I wish I had listened. One of my classmates' mom was in a camp during her youth. But that didn't register in my mind until long after I held my high school diploma.
It would be years later when I felt the need to write about this period of history. It would be when living in another country, at another setting. In North Carolina, I heard my friend Artie Kamiya talk about his mother who had been forced to spend years in a camp in Colorado after President Roosevelt issued Executive Order 9066. Shortly after Pearl Harbor was bombed, those of Japanese descent on the West Coast of the U.S. were sent to various camps. Many forced to these camps were American citizens. Most had never even been to Japan.
This shows just has strong fear and prejudice go and how they eat at people's hearts and minds. Americans, born in the United States, had to leave their homes, board trains with one suitcase each, and head to bleak camps where barracks became dwelling places.

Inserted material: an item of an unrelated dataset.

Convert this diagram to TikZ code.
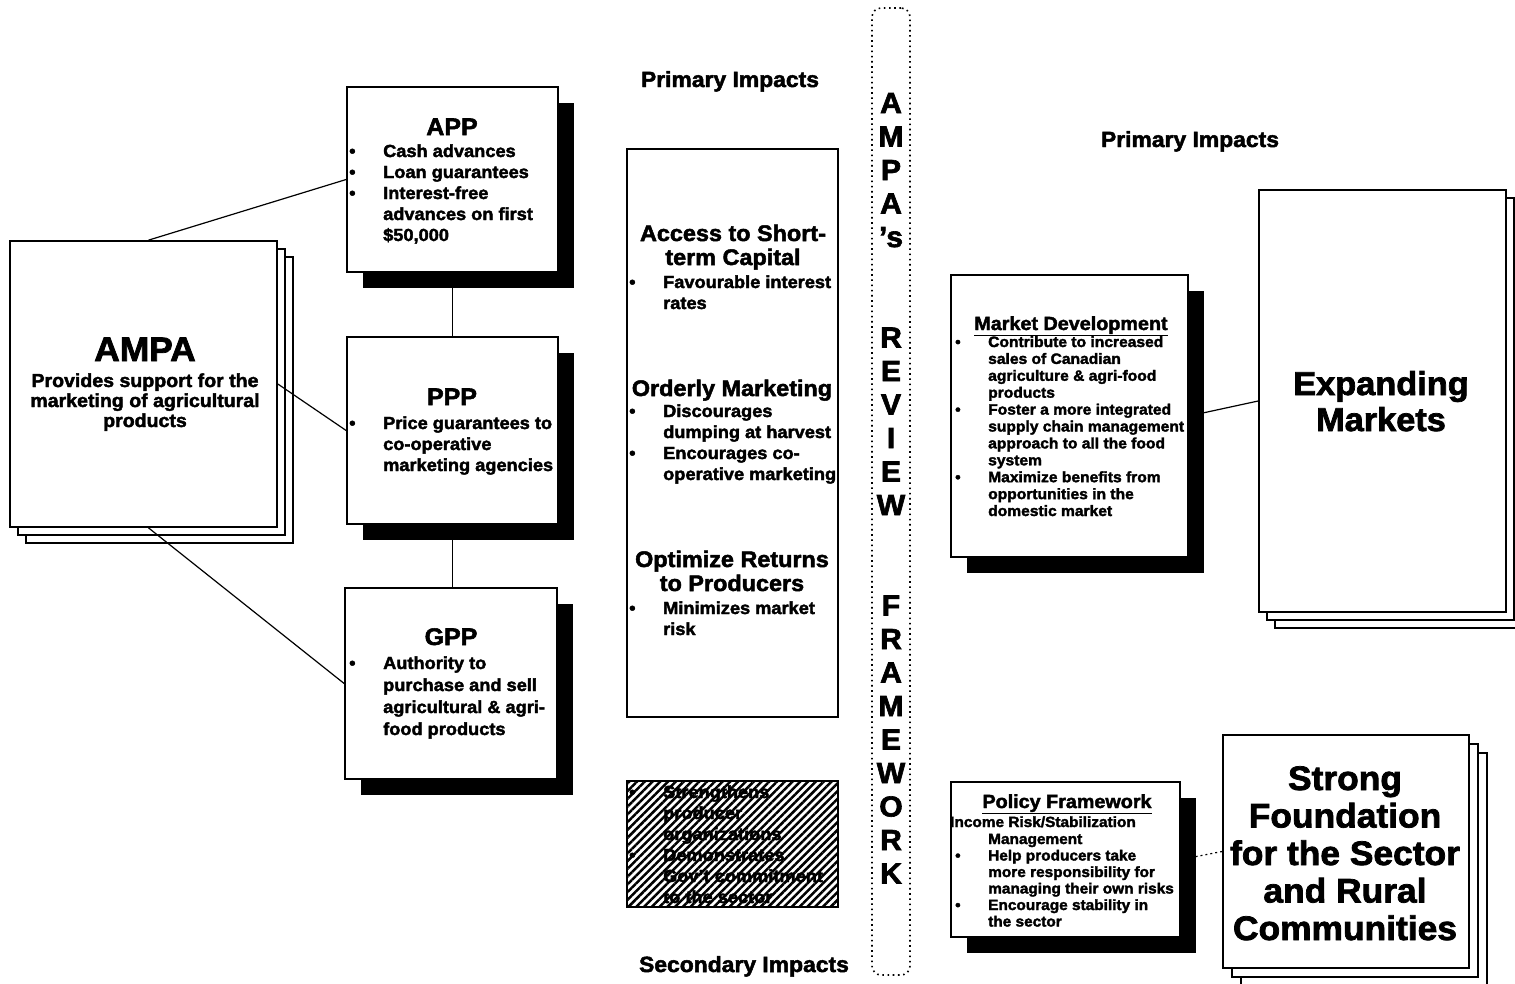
\documentclass[tikz,border=0pt]{standalone}
\usepackage{fontspec}
\setmainfont{Liberation Sans}[BoldFeatures={FakeBold=2.2, FakeStretch=1.04}]
\usetikzlibrary{shadows,backgrounds,patterns.meta}

\newcommand\fs[2]{\fontsize{#1}{#2}\selectfont}
% centred block of lines, baseline on the first line
\newcommand\ctab[1]{\begin{tabular}[t]{@{}c@{}}#1\end{tabular}}
% bulleted block: bullet column of width #1, baseline on the first line
\newcommand\btab[2]{\begin{tabular}[t]{@{}p{#1}@{}l@{}}#2\end{tabular}}
\newcommand\bu{\textbullet}

\tikzset{
  box/.style 2 args={draw=black, line width=1.7pt, fill=white, inner sep=0pt,
    minimum width=#1, minimum height=#2},
  shadowed/.style={drop shadow={shadow xshift=16pt, shadow yshift=-16pt,
    opacity=1, fill=black}},
  sheets/.style={copy shadow={shadow xshift=2*#1, shadow yshift=-2*#1, line width=1.5pt},
    copy shadow={shadow xshift=#1, shadow yshift=-#1, line width=1.5pt}},
  hatched/.style 2 args={draw=black, line width=1.7pt, inner sep=0pt,
    minimum width=#1, minimum height=#2,
    pattern={Lines[angle=45, distance=5.5pt, line width=2.5pt]}},
  conn/.style={draw=black, line width=1.2pt},
  txt/.style={inner sep=0pt, font=\bfseries\fs{17.5}{21}},
  label/.style={txt, anchor=base, font=\bfseries\fs{22}{24}},
}

\begin{document}
\begin{tikzpicture}[x=1pt, y=-1pt]
\useasboundingbox (0,0) rectangle (1515,983);

% ---------- programme boxes ----------
\node[box={267}{286}, sheets=8pt] (ampa) at (143.5,384) {};
\node[box={211}{185}, shadowed] (app) at (452.5,179.5) {};
\node[box={211}{187}, shadowed] (ppp) at (452.5,430.5) {};
\node[box={212}{191}, shadowed] (gpp) at (451,683.5) {};

\node[txt, anchor=base, font=\bfseries\fs{34}{38}] (ampat) at (145,361) {AMPA};
\node[txt, anchor=base, font=\bfseries\fs{18.8}{20}] (ampas) at (145,387)
  {\ctab{Provides support for the\\marketing of agricultural\\products}};

\node[txt, anchor=base, font=\bfseries\fs{24}{26}] (appt) at (452,135) {APP};
\node[txt, anchor=base west] (appl) at (349,157)
  {\btab{34pt}{\bu & Cash advances\\ \bu & Loan guarantees\\ \bu & Interest-free\\
   & advances on first\\ & \$50,000}};

\node[txt, anchor=base, font=\bfseries\fs{24}{26}] (pppt) at (452,405) {PPP};
\node[txt, anchor=base west] (pppl) at (349,429)
  {\btab{34pt}{\bu & Price guarantees to\\ & co-operative\\ & marketing agencies}};

\node[txt, anchor=base, font=\bfseries\fs{24}{26}] (gppt) at (451,645) {GPP};
\node[txt, anchor=base west, font=\bfseries\fs{17.5}{22}] (gppl) at (349,669)
  {\btab{34pt}{\bu & Authority to\\ & purchase and sell\\ & agricultural \& agri-\\
   & food products}};

\draw[conn] ([xshift=5pt]ampa.north) -- (app.west);
\draw[conn] (ampa.east) -- (ppp.west);
\draw[conn] ([xshift=5pt]ampa.south) -- (gpp.west);
\draw[conn] (app.south) -- (ppp.north);
\draw[conn] (ppp.south) -- (ppp.south |- gpp.north);

% ---------- impacts column ----------
\node[label] (prim1) at (730,87) {Primary Impacts};
\node[box={211}{568}] (impacts) at (732.5,433) {};

\node[txt, anchor=base, font=\bfseries\fs{22.5}{24}] (h1) at (733,241)
  {\ctab{Access to Short-\\term Capital}};
\node[txt, anchor=base west] (l1) at (629,288)
  {\btab{34pt}{\bu & Favourable interest\\ & rates}};

\node[txt, anchor=base, font=\bfseries\fs{22.5}{24}] (h2) at (732,396) {Orderly Marketing};
\node[txt, anchor=base west] (l2) at (629,417)
  {\btab{34pt}{\bu & Discourages\\ & dumping at harvest\\ \bu & Encourages co-\\
   & operative marketing}};

\node[txt, anchor=base, font=\bfseries\fs{22.5}{24}] (h3) at (732,567)
  {\ctab{Optimize Returns\\to Producers}};
\node[txt, anchor=base west] (l3) at (629,614)
  {\btab{34pt}{\bu & Minimizes market\\ & risk}};

\node[hatched={211}{126}] (second) at (732.5,844) {};
\node[txt, anchor=base west] (l4) at (629,798)
  {\btab{34pt}{\bu & Strengthens\\ & producer\\ & organizations\\ \bu & Demonstrates\\
   & Gov't commitment\\ & to the sector}};
\node[label] (sec) at (744,972) {Secondary Impacts};

% ---------- review framework band ----------
\node[draw=black, line width=1.6pt, dash pattern=on 1.6pt off 3.6pt, rounded corners=9pt,
  minimum width=38, minimum height=967, inner sep=0pt] (band) at (891,491.5) {};
\node[txt, anchor=base, font=\bfseries\fs{29}{33.5}] (bandtext) at (891,113)
  {\ctab{A\\M\\P\\A\\'s\\ \\ \\R\\E\\V\\I\\E\\W\\ \\ \\F\\R\\A\\M\\E\\W\\O\\R\\K}};

% ---------- outcomes ----------
\node[label] (prim2) at (1190,147) {Primary Impacts};

\node[box={247}{422}, sheets=8pt] (em) at (1382.5,401) {};
\node[txt, anchor=base, font=\bfseries\fs{33}{36}] (emt) at (1381,395)
  {\ctab{Expanding\\Markets}};

\node[box={237}{282}, shadowed] (md) at (1069.5,416) {};
\node[txt, anchor=base, font=\bfseries\fs{19}{20}] (mdt) at (1071,330)
  {\underline{Market Development}};
\node[txt, anchor=base west, font=\bfseries\fs{15}{16.9}] (mdl) at (955,347)
  {\btab{33pt}{\bu & Contribute to increased\\ & sales of Canadian\\
   & agriculture \& agri-food\\ & products\\ \bu & Foster a more integrated\\
   & supply chain management\\ & approach to all the food\\ & system\\
   \bu & Maximize benefits from\\ & opportunities in the\\ & domestic market}};

\node[box={246}{233}, sheets=9pt] (sf) at (1346,851.5) {};
\node[txt, anchor=base, font=\bfseries\fs{34}{37.5}] (sft) at (1345,790)
  {\ctab{Strong\\Foundation\\for the Sector\\and Rural\\Communities}};

\node[box={229}{155}, shadowed] (pf) at (1065.5,859.5) {};
\node[txt, anchor=base, font=\bfseries\fs{19}{20}] (pft) at (1067,808)
  {\underline{Policy Framework}};
\node[txt, anchor=base west, font=\bfseries\fs{14.8}{16.5}] (pfs) at (950,827)
  {Income Risk/Stabilization};
\node[txt, anchor=base west, font=\bfseries\fs{14.8}{16.5}] (pfl) at (955,844)
  {\btab{33pt}{ & Management\\ \bu & Help producers take\\ & more responsibility for\\
   & managing their own risks\\ \bu & Encourage stability in\\ & the sector}};

\begin{scope}[on background layer]
  \draw[conn] (md.east) -- (em.west);
  \draw[conn, dash pattern=on 2pt off 3pt] (pf.east) -- (sf.west);
\end{scope}
\end{tikzpicture}
\end{document}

I wrote Under the Silk Hibiscus with the help of materials I received from Artie's mom. I was also able to interview Terri Takiguchi, a woman in my church who was sent from her life in California to a camp in Arizona during the war.
And this time I listened. At my computer, I heard the voices of dozens of others as I watched videos about one camp in particular---Heart Mountain in Wyoming. This camp became the setting for my fictional family, Nathan Mori, his siblings, mother, and aunt.
When I got the news that my high school wants me to come to Japan as an alumni author in residence, I couldn't believe it! Even now, most days, I think that I'm still dreaming. It's been since 1988 when I was there last as a teacher of English.
Early next year, I'll be flying to Japan, the country of my birth and childhood. In addition to going on a field trip with ninth graders to Hiroshima, I'll share about being an author and how I researched for my novel. I hear authentic food calling my name, too: Unagi, katsudon, chirashizushi, oyakodomburi, an pan, and of course, green tea ice cream (as pictured below).
I know it will be a most wonderful reunion.